SoundHound Launches Vision AI

SoundHound AI, a provider of voice artificial intelligence and conversational intelligence, thas launched Vision AI, an advanced visual understanding engine natively integrated with SoundHound's voice-first platform.

Vision AI unites voice and visual capabilities into one intelligent platform, allowing the technology to listen, see, and interpret the world around it. It will enable any organization to deliver empathetic, context-aware interactions whether it’s in a car, a drive-thru, on the retail floor, or in industrial operations.

"At SoundHound, we believe the future of AI isn't just multimodal; it's deeply integrated, responsive, and built for real-world impact," said Keyvan Mohajer, CEO of SoundHound AI, in a statement. "With Vision AI, we're extending our leadership in voice and conversational AI to redefine how humans interact with products and services offered and used by businesses."

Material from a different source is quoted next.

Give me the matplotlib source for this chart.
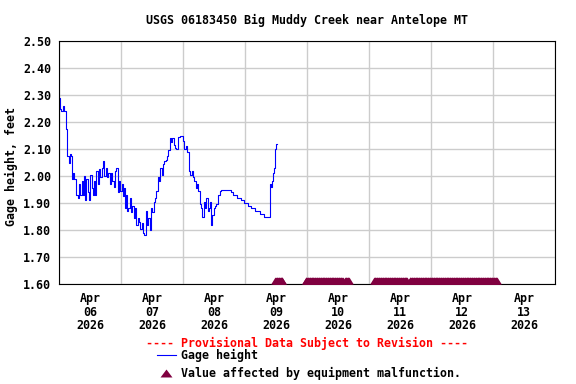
import numpy as np
import pandas as pd
import matplotlib
matplotlib.use('Agg')
import matplotlib.pyplot as plt
import matplotlib.dates as mdates
from matplotlib.path import Path
from matplotlib.lines import Line2D
from matplotlib.ticker import MultipleLocator, FormatStrFormatter, NullFormatter

# gage height readings, hours after 2026-04-06 00:00
hours = [0.0, 0.3, 0.8, 1.6, 1.9, 2.6, 2.8, 3.2, 3.9, 4.3, 4.6, 4.9, 5.4, 5.9, 6.5,
         6.7, 7.2, 7.7, 8.3, 8.8, 9.3, 9.8, 10.1, 10.6, 11.1, 11.6, 12.1, 12.6, 13.2,
         13.5, 13.9, 14.5, 15.0, 15.5, 16.0, 16.5, 17.0, 17.5, 18.1, 18.6, 19.1, 19.6,
         20.1, 20.6, 21.2, 21.7, 22.2, 22.7, 23.2, 23.7, 24.3, 24.8, 25.3, 25.5, 26.1,
         26.3, 26.8, 27.4, 27.9, 28.4, 28.9, 29.4, 29.9, 30.4, 31.0, 31.5, 32.0, 32.5,
         33.0, 33.5, 34.1, 34.6, 35.1, 35.6, 36.1, 36.6, 37.2, 37.7, 38.2, 38.7, 39.2,
         39.7, 40.3, 40.8, 41.3, 41.8, 42.3, 42.8, 43.3, 43.9, 44.4, 44.9, 45.4, 45.9,
         46.4, 47.0, 47.5, 48.0, 48.5, 49.0, 49.5, 50.1, 50.3, 50.8, 51.3, 51.9, 52.4,
         52.9, 53.4, 53.9, 54.4, 55.0, 55.5, 56.0, 56.5, 57.0, 57.5, 58.1, 58.6, 58.8,
         59.3, 59.9, 60.4, 60.9, 61.4, 61.9, 62.4, 62.6, 66.5, 67.5, 68.8, 70.3, 71.6,
         73.0, 74.3, 75.9, 77.8, 79.4, 81.6, 82.0, 82.3, 82.9, 83.3, 83.7, 84.1, 84.5]
gage = [2.29, 2.25, 2.24, 2.26, 2.24, 2.21, 2.175, 2.075, 2.05, 2.08, 2.075, 1.99, 2.01,
        1.99, 1.99, 1.93, 1.92, 1.97, 1.93, 1.98, 1.93, 2.00, 1.91, 1.99, 1.94, 1.91,
        2.005, 1.955, 1.93, 1.98, 1.93, 2.02, 1.97, 2.025, 1.995, 2.03, 2.055, 2.00,
        2.03, 1.995, 2.01, 1.97, 2.01, 1.98, 1.96, 2.02, 2.03, 1.94, 1.98, 1.945, 1.97,
        1.925, 1.955, 1.88, 1.93, 1.87, 1.88, 1.92, 1.865, 1.89, 1.845, 1.88, 1.82,
        1.845, 1.83, 1.805, 1.825, 1.79, 1.78, 1.87, 1.82, 1.845, 1.80, 1.88, 1.865,
        1.905, 1.92, 1.945, 1.995, 1.98, 2.03, 2.005, 2.045, 2.055, 2.06, 2.075, 2.095,
        2.14, 2.125, 2.14, 2.115, 2.105, 2.10, 2.145, 2.145, 2.15, 2.15, 2.13, 2.10,
        2.11, 2.09, 2.09, 2.02, 2.005, 2.02, 1.995, 1.98, 1.955, 1.97, 1.945, 1.895,
        1.88, 1.85, 1.905, 1.88, 1.92, 1.87, 1.88, 1.905, 1.82, 1.855, 1.88, 1.89,
        1.895, 1.93, 1.93, 1.945, 1.95, 1.94, 1.93, 1.92, 1.91, 1.90, 1.89, 1.88,
        1.87, 1.86, 1.85, 1.97, 1.96, 1.98, 2.01, 2.03, 2.10, 2.12, 2.12]

# periods flagged "equipment malfunction" (15-min readings)
flag_runs = [('2026-04-09 11:45', '2026-04-09 14:30'),
             ('2026-04-09 23:30', '2026-04-10 13:45'),
             ('2026-04-10 14:45', '2026-04-10 16:15'),
             ('2026-04-11 02:00', '2026-04-11 14:45'),
             ('2026-04-11 15:45', '2026-04-13 01:30')]

title = 'USGS 06183450 Big Muddy Creek near Antelope MT'

plt.rcParams['font.family'] = 'DejaVu Sans Mono'
plt.rcParams['font.weight'] = 'bold'
plt.rcParams['font.size'] = 8.4

W, H = 576, 384
fig = plt.figure(figsize=(5.76, 3.84), dpi=100)
L, R, T, B = 59, 555, 41, 284
ax = fig.add_axes([L/W, 1-B/H, (R-L)/W, (B-T)/H])

t0 = pd.Timestamp('2026-04-06')
times = t0 + pd.to_timedelta(hours, unit='h')
ax.plot(times, gage, color='#0000ff', lw=0.8, drawstyle='steps-post')

ax.set_xlim(t0, t0 + pd.Timedelta(days=8))
ax.set_ylim(1.6, 2.5)

maroon = '#800040'
tri_base = Path([(-0.614, 0), (0.614, 0), (0, 1), (-0.614, 0)],
                [Path.MOVETO, Path.LINETO, Path.LINETO, Path.CLOSEPOLY])
tri_mid = Path([(-0.75, -0.5), (0.75, -0.5), (0, 0.5), (-0.75, -0.5)],
               [Path.MOVETO, Path.LINETO, Path.LINETO, Path.CLOSEPOLY])
flag_times = pd.DatetimeIndex(np.concatenate(
    [pd.date_range(a, b, freq='15min') for a, b in flag_runs]))
ax.plot(flag_times, np.full(len(flag_times), ax.get_ylim()[0]), ls='none',
        marker=tri_base, ms=10.1, color=maroon, mew=0, clip_on=False, zorder=3)

# axes cosmetics
ax.yaxis.set_major_locator(MultipleLocator(0.1))
ax.yaxis.set_major_formatter(FormatStrFormatter('%.2f'))
ax.xaxis.set_major_locator(mdates.DayLocator())
ax.xaxis.set_major_formatter(NullFormatter())
ax.xaxis.set_minor_locator(mdates.HourLocator(byhour=12))
ax.xaxis.set_minor_formatter(mdates.DateFormatter('%b\n%d\n%Y'))
ax.tick_params(which='both', length=0)
ax.tick_params(axis='y', pad=5.5)
ax.tick_params(axis='x', which='minor', pad=6.0)
for lab in ax.get_xticklabels(minor=True):
    lab.set_linespacing(1.05)
ax.grid(which='major', color='#cccccc', lw=1)
ax.set_axisbelow(True)
for s in ax.spines.values():
    s.set_linewidth(0.8)

cx = (L + R) / 2 / W
fig.text(cx, 1-20/H, title, ha='center', va='center')
fig.text(11/W, 1-167/H, 'Gage height, feet', rotation=90, ha='center', va='center')
fig.text(cx, 1-343/H, '---- Provisional Data Subject to Revision ----',
         color='red', ha='center', va='center')

handles = [Line2D([], [], color='#0000ff', lw=0.8),
           Line2D([], [], ls='none', marker=tri_mid, ms=8.6, color=maroon, mew=0)]
fig.legend(handles, ['Gage height', 'Value affected by equipment malfunction.'],
           loc='upper left', bbox_to_anchor=(157/W, 1-349/H), frameon=False,
           borderpad=0, borderaxespad=0, handlelength=1.6, handletextpad=0.45,
           labelspacing=0.45)

fig.savefig('out.png', dpi=100)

Vision AI unites camera-enabled visual perception with SoundHound's Polaris automatic speech recognition, natural language understanding, agent orchestration, and text-to-speech technologies. By fusing visual cues with live audio and language understanding in real time, the system enables use cases such as the following:

Hands-free equipment troubleshooting.

AI-powered retail inventory intelligence.

In-car discovery agents.

Personalized drive-thru experiences.

"With Vision AI, we are fusing visual recognition and conversational intelligence into a single, synchronized flow. Every frame, every utterance, every intent is interpreted within the same ecosystem, ensuring faster, more natural user experiences that scale across surfaces from kiosks to embedded devices," said Pranav Singh, vice president of engineering at SoundHound AI, in a statement. "This is innovation at the intersection of intelligence and execution, delivering AI that sees what you see, hears what you say, and responds in the moment."